What are some fundamental properties for explainable AI systems?

… explainable AI, when done well, spans many different domains like computer science, engineering, and psychology … 

Researchers from the Information Technology Laboratory at the National Institute of Standards and Technology (NIST), propose four traits that good, explainable AI systems should have. These principles are: explanation, meaningfulness, explanation accuracy, and knowledge limits.

Explanation: A system that delivers accompanying evidence or reasons for outcomes and processes. The degree of detail (sparse to extensive), the degree of interaction between the human and the machine (declarative, one-way, and two-way), and the format of the explanation visual, audio, verbal, etc. are all important considerations in the efficacy of explainable AI systems.  

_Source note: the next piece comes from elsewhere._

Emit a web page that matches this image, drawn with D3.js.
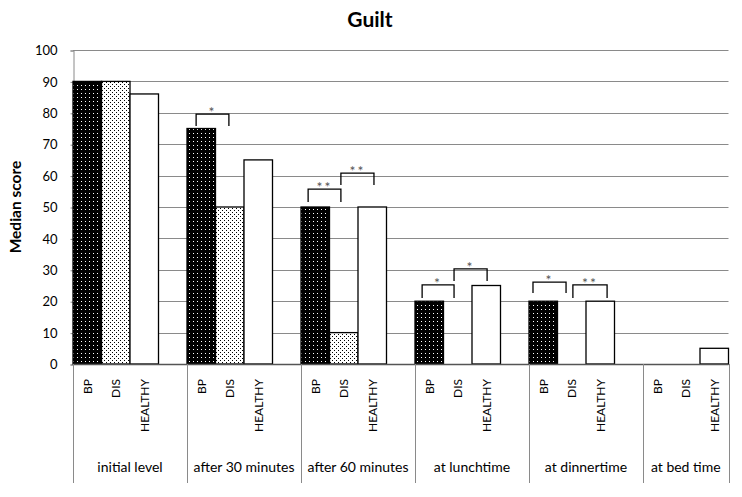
<!DOCTYPE html>
<html>
<head>
<meta charset="utf-8">
<script src="https://cdn.jsdelivr.net/npm/d3@7"></script>
<style>
  body { margin: 0; background: #fff; }
  text { font-family: Lato, "Open Sans", sans-serif; }
</style>
</head>
<body>
<svg id="chart" width="742" height="497"></svg>
<script>
// chart data
var groups = ["initial level", "after 30 minutes", "after 60 minutes", "at lunchtime", "at dinnertime", "at bed time"];
var series = ["BP", "DIS", "HEALTHY"];
var bpValues = [90, 75, 50, 20, 20, 0];
var disValues = [90, 50, 10, 0, 0, 0];
var healthyValues = [86, 65, 50, 25, 20, 5];
var yTicks = [0, 10, 20, 30, 40, 50, 60, 70, 80, 90, 100];
// significance brackets: from/to in bar-slot units inside the group, top/foot in score units
var brackets = [
  { group: "after 30 minutes", from: 0.32, to: 1.47, top: 79.6, foot: 75.8, label: "*" },
  { group: "after 60 minutes", from: 0.25, to: 1.40, top: 55.7, foot: 51.6, label: "**" },
  { group: "after 60 minutes", from: 1.40, to: 2.56, top: 60.8, foot: 57.0, label: "**" },
  { group: "at lunchtime", from: 0.25, to: 1.37, top: 25.2, foot: 21.0, label: "*" },
  { group: "at lunchtime", from: 1.37, to: 2.53, top: 30.3, foot: 26.4, label: "*" },
  { group: "at dinnertime", from: 0.14, to: 1.30, top: 26.1, foot: 22.6, label: "*" },
  { group: "at dinnertime", from: 1.54, to: 2.74, top: 25.2, foot: 21.0, label: "**" }
];

var svg = d3.select("#chart");
var plotLeft = 73, plotTop = 50, plotBottom = 364, groupW = 114;
var slot = groupW / 4;

var x = d3.scaleBand().domain(groups).range([plotLeft, plotLeft + groupW * groups.length]);
var xs = d3.scaleBand().domain(series).range([0, slot * 3]);
var y = d3.scaleLinear().domain([0, 100]).range([plotBottom, plotTop]);
var plotRight = x(groups[groups.length - 1]) + slot * 3;

// patterns
var defs = svg.append("defs");
var p1 = defs.append("pattern").attr("id", "pBP").attr("patternUnits", "userSpaceOnUse")
  .attr("width", 4).attr("height", 4);
p1.append("rect").attr("width", 4).attr("height", 4).attr("fill", "#000");
p1.append("rect").attr("x", 1).attr("y", 1).attr("width", 1).attr("height", 1).attr("fill", "#fff");
var p2 = defs.append("pattern").attr("id", "pDIS").attr("patternUnits", "userSpaceOnUse")
  .attr("width", 4).attr("height", 4);
p2.append("rect").attr("width", 4).attr("height", 4).attr("fill", "#fff");
p2.append("rect").attr("x", 0).attr("y", 0).attr("width", 1).attr("height", 1).attr("fill", "#000");
p2.append("rect").attr("x", 2).attr("y", 2).attr("width", 1).attr("height", 1).attr("fill", "#000");
var fills = { "BP": "url(#pBP)", "DIS": "url(#pDIS)", "HEALTHY": "#fff" };

// title
svg.append("text").attr("x", 370).attr("y", 27).attr("text-anchor", "middle")
  .style("font-size", "21px").style("font-weight", "bold").text("Guilt");

// y label
svg.append("text").attr("transform", "translate(21," + ((plotTop + plotBottom) / 2) + ") rotate(-90)")
  .attr("text-anchor", "middle").style("font-size", "15.5px").style("font-weight", "bold")
  .text("Median score");

// grid lines
svg.append("g").selectAll("line").data(yTicks.filter(function(d) { return d > 0; })).enter()
  .append("line").attr("x1", plotLeft).attr("x2", plotRight)
  .attr("y1", function(d) { return Math.round(y(d)) + 0.5; })
  .attr("y2", function(d) { return Math.round(y(d)) + 0.5; })
  .attr("stroke", "#8a8a8a").attr("stroke-width", 1);

// y axis
var yAxis = svg.append("g").attr("transform", "translate(" + (plotLeft + 0.5) + ",0.5)")
  .call(d3.axisLeft(y).tickValues(yTicks).tickSize(3).tickPadding(13));
yAxis.select(".domain").attr("stroke", "#8a8a8a");
yAxis.selectAll(".tick line").attr("stroke", "#8a8a8a");
yAxis.selectAll("text").style("font-size", "13px").style("font-family", "Lato, sans-serif").attr("fill", "#000");

// bars
var rows = [];
groups.forEach(function(g, i) {
  rows.push({ group: g, s: "BP", v: bpValues[i] });
  rows.push({ group: g, s: "DIS", v: disValues[i] });
  rows.push({ group: g, s: "HEALTHY", v: healthyValues[i] });
});
svg.append("g").selectAll("rect").data(rows).enter().append("rect")
  .attr("x", function(d) { return x(d.group) + xs(d.s); })
  .attr("y", function(d) { return y(d.v); })
  .attr("width", xs.bandwidth())
  .attr("height", function(d) { return y(0) - y(d.v); })
  .attr("fill", function(d) { return fills[d.s]; })
  .attr("stroke", "#000").attr("stroke-width", 1.3);

// category axis
svg.append("line").attr("x1", plotLeft).attr("x2", plotRight).attr("y1", plotBottom + 0.5).attr("y2", plotBottom + 0.5)
  .attr("stroke", "#555").attr("stroke-width", 1.3);
var seps = groups.map(function(g) { return x(g); }).concat([plotRight]);
svg.append("g").selectAll("line").data(seps).enter().append("line")
  .attr("x1", function(d) { return Math.round(d) + 0.5; })
  .attr("x2", function(d) { return Math.round(d) + 0.5; })
  .attr("y1", plotBottom).attr("y2", 483)
  .attr("stroke", "#8a8a8a").attr("stroke-width", 1);

svg.append("g").selectAll("text").data(rows).enter().append("text")
  .attr("transform", function(d) {
    return "translate(" + (x(d.group) + xs(d.s) + xs.bandwidth() / 2) + ",379) rotate(-90)";
  })
  .attr("text-anchor", "end").attr("dominant-baseline", "central")
  .style("font-size", "12px").text(function(d) { return d.s; });

svg.append("g").selectAll("text").data(groups).enter().append("text")
  .attr("x", function(d) { return x(d) + Math.min(groupW, plotRight - x(d)) / 2; })
  .attr("y", 472).attr("text-anchor", "middle")
  .style("font-size", "14px").text(function(d) { return d; });

// significance brackets
var bg = svg.append("g");
brackets.forEach(function(b) {
  var x1 = x(b.group) + b.from * slot, x2 = x(b.group) + b.to * slot;
  bg.append("path")
    .attr("d", "M" + x1 + "," + y(b.foot) + "V" + y(b.top) + "H" + x2 + "V" + y(b.foot))
    .attr("fill", "none").attr("stroke", "#000").attr("stroke-width", 1.3);
  bg.append("text").attr("x", (x1 + x2) / 2).attr("y", y(b.top) + 3)
    .attr("text-anchor", "middle").attr("fill", "#555")
    .style("font-size", "14px").style("letter-spacing", "2px").text(b.label);
});
</script>
</body>
</html>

Meaningfulness: A system that provides explanations that are understandable to the intended consumers. The document points out how meaningfulness itself can change as consumers gain experience with the system over time.

Explanation Accuracy: This requires staying true to the reason for generating a particular output or accurately reflecting the process of the system. 

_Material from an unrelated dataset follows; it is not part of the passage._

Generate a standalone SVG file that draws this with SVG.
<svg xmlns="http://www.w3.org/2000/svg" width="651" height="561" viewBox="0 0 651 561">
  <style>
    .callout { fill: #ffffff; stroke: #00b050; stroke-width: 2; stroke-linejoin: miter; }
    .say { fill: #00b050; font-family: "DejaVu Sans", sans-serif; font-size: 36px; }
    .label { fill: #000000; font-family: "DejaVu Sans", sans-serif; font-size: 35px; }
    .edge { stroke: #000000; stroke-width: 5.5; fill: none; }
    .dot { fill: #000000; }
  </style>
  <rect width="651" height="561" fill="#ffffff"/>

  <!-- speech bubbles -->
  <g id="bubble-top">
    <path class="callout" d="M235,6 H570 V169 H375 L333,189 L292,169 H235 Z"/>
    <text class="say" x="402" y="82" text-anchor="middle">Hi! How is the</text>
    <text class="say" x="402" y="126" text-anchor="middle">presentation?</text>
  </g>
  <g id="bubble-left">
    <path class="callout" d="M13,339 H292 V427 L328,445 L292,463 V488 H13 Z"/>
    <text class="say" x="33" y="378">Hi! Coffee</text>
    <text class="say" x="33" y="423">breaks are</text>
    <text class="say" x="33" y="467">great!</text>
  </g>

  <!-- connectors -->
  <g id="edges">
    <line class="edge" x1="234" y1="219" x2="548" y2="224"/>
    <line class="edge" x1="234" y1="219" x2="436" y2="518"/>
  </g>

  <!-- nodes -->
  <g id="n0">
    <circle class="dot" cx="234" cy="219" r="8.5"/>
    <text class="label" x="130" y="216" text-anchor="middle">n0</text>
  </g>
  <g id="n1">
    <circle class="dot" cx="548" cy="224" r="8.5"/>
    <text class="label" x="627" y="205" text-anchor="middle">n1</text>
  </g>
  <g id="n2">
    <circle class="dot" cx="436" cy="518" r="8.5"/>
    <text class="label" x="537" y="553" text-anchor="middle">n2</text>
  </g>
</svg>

Knowledge Limits: A system that only operates under conditions for which it has been designed and it has sufficient confidence in its output. “This principle can increase trust in a system by preventing misleading, dangerous, or unjust outputs.”

Why it matters: There are increased calls for explainable AI systems, either because of domain-specific regulatory requirements, such as in finance, or through broader incoming legislations that mandate trustworthy AI systems, part of which is explainability. There are many different techniques that can help to achieve explainability, but having a solid framework to assess various approaches and ensure comprehensiveness is going to be important to get users to trust these systems. More importantly, in cases where little guidance is provided by regulations and other requirements, such a framework provides adequate scaffolding to build confidence in one’s approach to designing, developing, and deploying explainable AI systems that achieve their goals of evoking trust in their users.      Read more: Draft NISTIR 8312 – Four Principles of Explainable Artificial Intelligence

####################################################

Tech Tales:

Generative Fear
[America, 2028]

It started with ten movie theatres, a captive audience, and a pile of money. That’s how the seeds of the Fear Model (FM) were laid.

Each member of the audience was paid about double the minimum wage and, in exchange, was wired up with pulse sensors and the cinema screen was ringed by cameras, which were all trained on the pupils of the audience members. In this way, the Fear Model developers could build a dataset that linked indications of mental and psychological distress in the audience with moments transpiring onscreen in a variety of different films.

Ten movie theatres were rented, and they screened films for around 20 hours a day, every day, for a year. This generated a little over 70,000 hours of data over the course of the year – data which consisted of footage from films, paired with indications of when people were afraid, aroused, surprised, shocked, and so on. They then sub-sampled the ‘fear’ moments from this dataset, isolating the parts of the films which prompted the greatest degree of fear/horror/anxiety/shock.

With this dataset, they trained the Fear Model. It was a multimodal model, trained on audio, imagery, and also the aligned scripts from the films. Then, they used this model to ‘finetune’ other media they were producing, warping footage into more frightening directions, dosing sounds with additional screams, and adding little flourishes to scripts that seemed to help actors and directors wring more drama out of their material.

The Fear Model was subsequently licensed to a major media conglomerate, which is reported to be using it to adjust various sound, vision, and text installations throughout its theme parks.

Things that inspired this story: Generative adversarial networks; distillation; learning from human preferences; crowdwork; the ever-richer intersection of AI and entertainment.